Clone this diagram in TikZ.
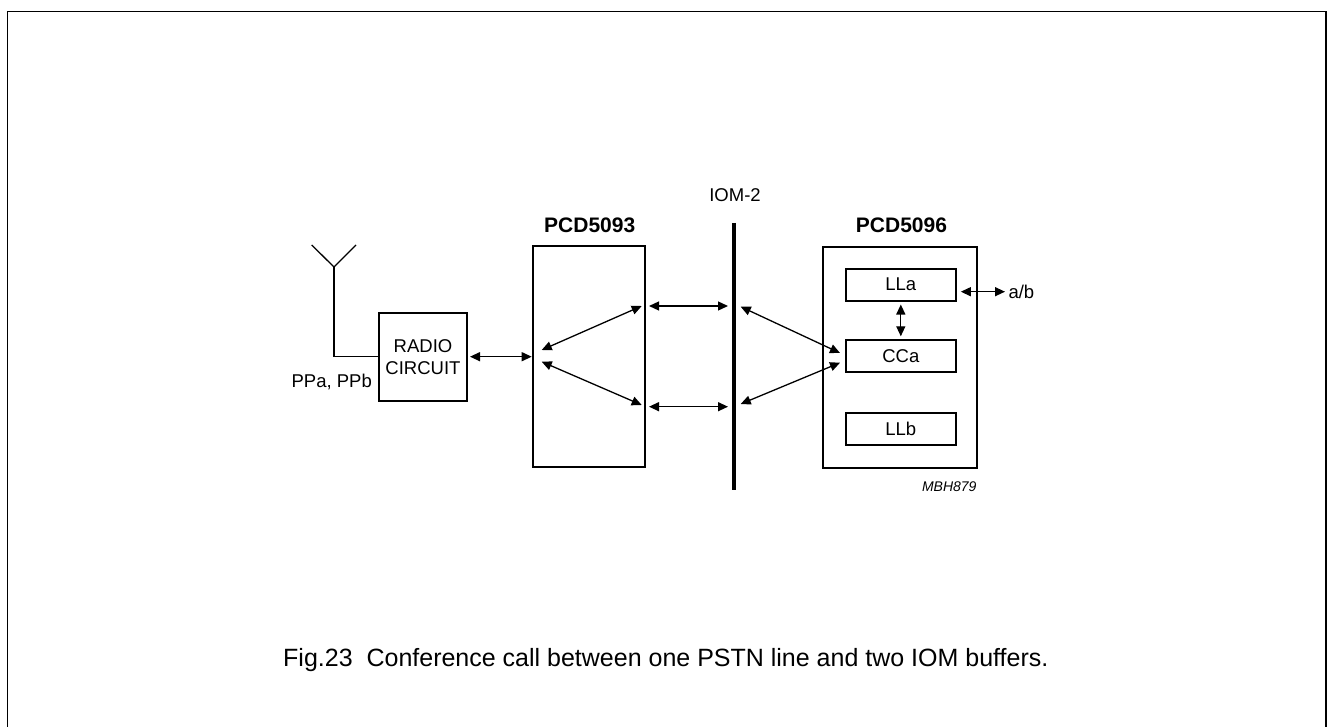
\documentclass[tikz,border=0pt]{standalone}
\usepackage{fontspec}
\setmainfont{Liberation Sans}
\usetikzlibrary{arrows.meta}
\begin{document}
\begin{tikzpicture}[x=1pt,y=-1pt,
  boxnode/.style={draw,line width=2pt,inner sep=0pt,font=\fontsize{18.5}{21.7}\selectfont,align=center},
  lbl/.style={inner sep=0pt,font=\fontsize{18.5}{21.7}\selectfont},
  ttl/.style={inner sep=0pt,font=\fontsize{21}{24}\selectfont\bfseries,anchor=base},
  dbl/.style={line width=1.3pt,{Triangle[length=10pt,width=9pt]}-{Triangle[length=10pt,width=9pt]}},
  thin/.style={line width=1.3pt}]
\useasboundingbox (0,0) rectangle (1329,727);
% frame
\draw[line width=1.5pt] (7.5,740) -- (7.5,11.7) -- (1326,11.7) -- (1326,740);

% boxes
\node[boxnode,minimum width=88pt,minimum height=88pt] (radio) at (423,357) {RADIO\\CIRCUIT};
\node[boxnode,minimum width=112pt,minimum height=221pt] (p5093) at (589,356.5) {};
\node[boxnode,minimum width=154pt,minimum height=221pt] (p5096) at (900,357) {};
\node[boxnode,minimum width=110pt,minimum height=32pt] (lla) at (900.8,284.5) {LLa};
\node[boxnode,minimum width=110pt,minimum height=32pt] (cca) at (900.8,356.3) {CCa};
\node[boxnode,minimum width=110pt,minimum height=32pt] (llb) at (900.8,428.7) {LLb};

% titles and labels
\node[ttl] (t5093) at (589.7,232.3) {PCD5093};
\node[ttl] (t5096) at (901.5,232.3) {PCD5096};
\node[lbl,anchor=base] (iom) at (735,201.7) {IOM-2};
\node[lbl,anchor=base] (pp) at (331.7,387.3) {PPa, PPb};
\node[lbl,anchor=base west] (ab) at (1008.3,298.3) {a/b};
\node[inner sep=0pt,anchor=base east,font=\fontsize{14}{16}\selectfont\itshape] (mbh) at (976.7,491.7) {MBH879};
\node[inner sep=0pt,anchor=base west,font=\fontsize{25}{30}\selectfont] (cap) at (283,666.7) {Fig.23\ \ Conference call between one PSTN line and two IOM buffers.};

% antenna
\coordinate (antl) at (311.7,245);
\coordinate (antr) at (356,245);
\coordinate (antv) at (334,267);
\coordinate (antb) at (334,356.7);
\draw[thin] (antl) -- (antv) -- (antr);
\draw[thin] (antv) -- (antb) -- (antb -| radio.west);

% IOM bar
\coordinate (bart) at (734,223);
\coordinate (barb) at (734,490);
\draw[line width=4pt] (bart) -- (barb);

% arrow end points
\coordinate (r2) at (531.7,356.7);
\coordinate (a1) at (541.7,350);
\coordinate (a2) at (641.7,306);
\coordinate (b1) at (541.7,361.7);
\coordinate (b2) at (641.7,405);
\coordinate (h1l) at (649,306);
\coordinate (h1r) at (728,306);
\coordinate (h2l) at (649,406.7);
\coordinate (h2r) at (728,406.7);
\coordinate (d1l) at (740.7,306.7);
\coordinate (d1r) at (840,353);
\coordinate (d2l) at (740.7,404);
\coordinate (d2r) at (840,362.7);
\coordinate (abe) at (1005,291.7);

% arrows
\draw[dbl,shorten <=2pt] (radio.east |- r2) -- (r2);
\draw[dbl] (a1) -- (a2);
\draw[dbl] (b1) -- (b2);
\draw[dbl] (h1l) -- (h1r);
\draw[dbl] (h2l) -- (h2r);
\draw[dbl] (d1l) -- (d1r);
\draw[dbl] (d2l) -- (d2r);
\draw[dbl,shorten <=3pt,shorten >=3pt] (lla.south) -- (cca.north);
\draw[dbl,shorten <=4pt] (lla.east |- abe) -- (abe);
\end{tikzpicture}
\end{document}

——

Leave out the pictures and output the rest of the material exactly as written.

EXPECTED ANSWER —
Clone this diagram in TikZ.
\documentclass[tikz,border=0pt]{standalone}
\usepackage{fontspec}
\setmainfont{Liberation Sans}
\usetikzlibrary{arrows.meta}
\begin{document}
\begin{tikzpicture}[x=1pt,y=-1pt,
  boxnode/.style={draw,line width=2pt,inner sep=0pt,font=\fontsize{18.5}{21.7}\selectfont,align=center},
  lbl/.style={inner sep=0pt,font=\fontsize{18.5}{21.7}\selectfont},
  ttl/.style={inner sep=0pt,font=\fontsize{21}{24}\selectfont\bfseries,anchor=base},
  dbl/.style={line width=1.3pt,{Triangle[length=10pt,width=9pt]}-{Triangle[length=10pt,width=9pt]}},
  thin/.style={line width=1.3pt}]
\useasboundingbox (0,0) rectangle (1329,727);
% frame
\draw[line width=1.5pt] (7.5,740) -- (7.5,11.7) -- (1326,11.7) -- (1326,740);

% boxes
\node[boxnode,minimum width=88pt,minimum height=88pt] (radio) at (423,357) {RADIO\\CIRCUIT};
\node[boxnode,minimum width=112pt,minimum height=221pt] (p5093) at (589,356.5) {};
\node[boxnode,minimum width=154pt,minimum height=221pt] (p5096) at (900,357) {};
\node[boxnode,minimum width=110pt,minimum height=32pt] (lla) at (900.8,284.5) {LLa};
\node[boxnode,minimum width=110pt,minimum height=32pt] (cca) at (900.8,356.3) {CCa};
\node[boxnode,minimum width=110pt,minimum height=32pt] (llb) at (900.8,428.7) {LLb};

% titles and labels
\node[ttl] (t5093) at (589.7,232.3) {PCD5093};
\node[ttl] (t5096) at (901.5,232.3) {PCD5096};
\node[lbl,anchor=base] (iom) at (735,201.7) {IOM-2};
\node[lbl,anchor=base] (pp) at (331.7,387.3) {PPa, PPb};
\node[lbl,anchor=base west] (ab) at (1008.3,298.3) {a/b};
\node[inner sep=0pt,anchor=base east,font=\fontsize{14}{16}\selectfont\itshape] (mbh) at (976.7,491.7) {MBH879};
\node[inner sep=0pt,anchor=base west,font=\fontsize{25}{30}\selectfont] (cap) at (283,666.7) {Fig.23\ \ Conference call between one PSTN line and two IOM buffers.};

% antenna
\coordinate (antl) at (311.7,245);
\coordinate (antr) at (356,245);
\coordinate (antv) at (334,267);
\coordinate (antb) at (334,356.7);
\draw[thin] (antl) -- (antv) -- (antr);
\draw[thin] (antv) -- (antb) -- (antb -| radio.west);

% IOM bar
\coordinate (bart) at (734,223);
\coordinate (barb) at (734,490);
\draw[line width=4pt] (bart) -- (barb);

% arrow end points
\coordinate (r2) at (531.7,356.7);
\coordinate (a1) at (541.7,350);
\coordinate (a2) at (641.7,306);
\coordinate (b1) at (541.7,361.7);
\coordinate (b2) at (641.7,405);
\coordinate (h1l) at (649,306);
\coordinate (h1r) at (728,306);
\coordinate (h2l) at (649,406.7);
\coordinate (h2r) at (728,406.7);
\coordinate (d1l) at (740.7,306.7);
\coordinate (d1r) at (840,353);
\coordinate (d2l) at (740.7,404);
\coordinate (d2r) at (840,362.7);
\coordinate (abe) at (1005,291.7);

% arrows
\draw[dbl,shorten <=2pt] (radio.east |- r2) -- (r2);
\draw[dbl] (a1) -- (a2);
\draw[dbl] (b1) -- (b2);
\draw[dbl] (h1l) -- (h1r);
\draw[dbl] (h2l) -- (h2r);
\draw[dbl] (d1l) -- (d1r);
\draw[dbl] (d2l) -- (d2r);
\draw[dbl,shorten <=3pt,shorten >=3pt] (lla.south) -- (cca.north);
\draw[dbl,shorten <=4pt] (lla.east |- abe) -- (abe);
\end{tikzpicture}
\end{document}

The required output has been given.